With a customized local model trained and deployed on the edge can successfully counter the problem.
With edge training as a supplement of cloud training can achieve better response time and let the whole system more flexible.

## Why training on edge is hard?

Since all co-located users' device can be used for an edge training, issues and challenges occur as deploying this distributed system.

The first challenge is **struggling workers**.
Training devices are heterogeneity, from limited IoT camera to high-end media center with powerful GPU.
They are not designed to do machine learnings.
So, a good edge-based distributed learning framework must can handle variety speeds in training tasks.

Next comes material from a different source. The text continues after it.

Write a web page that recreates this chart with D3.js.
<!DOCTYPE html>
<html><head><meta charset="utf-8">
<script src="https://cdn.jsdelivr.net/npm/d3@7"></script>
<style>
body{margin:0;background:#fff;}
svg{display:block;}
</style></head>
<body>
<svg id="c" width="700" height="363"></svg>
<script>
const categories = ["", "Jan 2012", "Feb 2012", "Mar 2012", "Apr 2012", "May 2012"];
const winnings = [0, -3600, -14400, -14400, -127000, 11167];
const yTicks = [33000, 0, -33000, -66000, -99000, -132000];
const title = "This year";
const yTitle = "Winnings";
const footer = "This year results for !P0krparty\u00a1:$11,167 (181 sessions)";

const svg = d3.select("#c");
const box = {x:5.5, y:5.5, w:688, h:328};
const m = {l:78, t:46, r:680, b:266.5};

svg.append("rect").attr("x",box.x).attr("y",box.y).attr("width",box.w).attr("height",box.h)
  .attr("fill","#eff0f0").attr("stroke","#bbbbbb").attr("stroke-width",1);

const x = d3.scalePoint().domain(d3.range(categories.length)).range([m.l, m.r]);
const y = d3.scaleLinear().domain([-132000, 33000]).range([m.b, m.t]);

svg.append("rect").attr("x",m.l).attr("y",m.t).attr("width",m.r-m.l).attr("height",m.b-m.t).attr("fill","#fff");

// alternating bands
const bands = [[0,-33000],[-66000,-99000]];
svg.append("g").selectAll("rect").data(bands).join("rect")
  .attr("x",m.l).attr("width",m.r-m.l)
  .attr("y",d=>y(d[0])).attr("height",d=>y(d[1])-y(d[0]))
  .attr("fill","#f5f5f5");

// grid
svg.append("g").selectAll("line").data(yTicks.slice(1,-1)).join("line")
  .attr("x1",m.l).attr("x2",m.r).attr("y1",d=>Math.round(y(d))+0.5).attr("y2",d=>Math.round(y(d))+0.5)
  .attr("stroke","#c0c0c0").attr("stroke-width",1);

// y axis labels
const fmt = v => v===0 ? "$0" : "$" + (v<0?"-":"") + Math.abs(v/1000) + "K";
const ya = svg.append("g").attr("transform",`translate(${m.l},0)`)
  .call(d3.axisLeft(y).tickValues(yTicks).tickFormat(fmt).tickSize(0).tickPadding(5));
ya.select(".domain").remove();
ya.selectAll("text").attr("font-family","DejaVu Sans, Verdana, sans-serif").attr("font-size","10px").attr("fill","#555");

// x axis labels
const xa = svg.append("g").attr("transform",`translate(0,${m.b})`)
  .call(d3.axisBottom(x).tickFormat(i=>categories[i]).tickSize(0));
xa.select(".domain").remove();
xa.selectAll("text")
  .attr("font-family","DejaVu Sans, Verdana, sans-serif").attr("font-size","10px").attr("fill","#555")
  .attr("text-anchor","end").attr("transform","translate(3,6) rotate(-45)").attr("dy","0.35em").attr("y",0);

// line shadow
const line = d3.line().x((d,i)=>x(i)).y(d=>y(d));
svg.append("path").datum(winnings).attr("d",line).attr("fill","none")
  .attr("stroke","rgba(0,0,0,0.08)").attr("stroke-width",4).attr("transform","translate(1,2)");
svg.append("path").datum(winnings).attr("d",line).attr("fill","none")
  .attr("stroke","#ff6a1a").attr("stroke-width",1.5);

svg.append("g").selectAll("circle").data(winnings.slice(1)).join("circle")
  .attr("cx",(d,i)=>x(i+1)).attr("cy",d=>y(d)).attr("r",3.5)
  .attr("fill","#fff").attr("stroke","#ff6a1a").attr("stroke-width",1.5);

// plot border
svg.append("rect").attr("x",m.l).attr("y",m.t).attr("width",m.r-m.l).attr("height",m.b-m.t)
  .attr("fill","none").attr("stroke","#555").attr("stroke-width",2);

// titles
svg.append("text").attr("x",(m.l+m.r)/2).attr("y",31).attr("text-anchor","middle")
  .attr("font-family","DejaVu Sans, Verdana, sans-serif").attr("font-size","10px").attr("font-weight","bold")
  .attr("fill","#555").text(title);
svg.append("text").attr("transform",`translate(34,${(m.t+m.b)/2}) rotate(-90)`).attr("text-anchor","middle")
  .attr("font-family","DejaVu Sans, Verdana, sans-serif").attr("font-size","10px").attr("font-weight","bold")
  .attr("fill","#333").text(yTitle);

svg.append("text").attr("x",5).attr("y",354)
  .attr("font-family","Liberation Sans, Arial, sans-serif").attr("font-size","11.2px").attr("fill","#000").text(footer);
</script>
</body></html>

The second challenge is how to **scale up** clusters.
In a campus, thousands and more devices may contribute computing resources to the same training tasks.
However, these devices may located in far not matter in physical or in network topology.
How can we well use them well, without struggled with endless transmission time remains a challenge.

The third issue is frequently **joining and exiting** of devices.
We can't rely on each devices to faithfully working on training tasks rather than their original workload.
Smartly schedule work balance and handle join/exit issues also need under consideration.

## Our proposal

- Dynamic training data distribution and runtime profiler

    We design a dynamic training data distribution mechanism that helps to both the first and the third challenges.
    Preprocessing data can be transmitted without leakage of raw sensitive information.
    This can helps with struggling workers who can train small batches in order to upload parameters with a similar training time.
    Also, for extremely slow devices, join and exit of devices cases, dynamic data distribution and profiler can helps with keep global training parameters from polluted and staleness.

    To counter heterogeneity's, more approaches were applied in our later research.
    More details were introduced to runtime profiler in the later works.

- Asynchronous and synchronous aggregation enabled

    In our findings, asynchronous and synchronous parameter update have their pros and cons.
    Keeping sync all the time leads struggling worker issue unsolvable.
    However, async's harm to accuracy and convergence time also need attentions.
    To carefully chose between these two update policies at the runtime is what we proposed to make use of their own advantages.

- Leader role splitting

    The idea is to let worker devices with higher bandwidth taking leader role during training.
    Parameter updating does not require much computation but only need bandwidth.
    Devices with sufficient bandwidth can also work as virtual leader devices.
    This approach helps with minimize physical devices we used and more leaders can further scale up workers limits.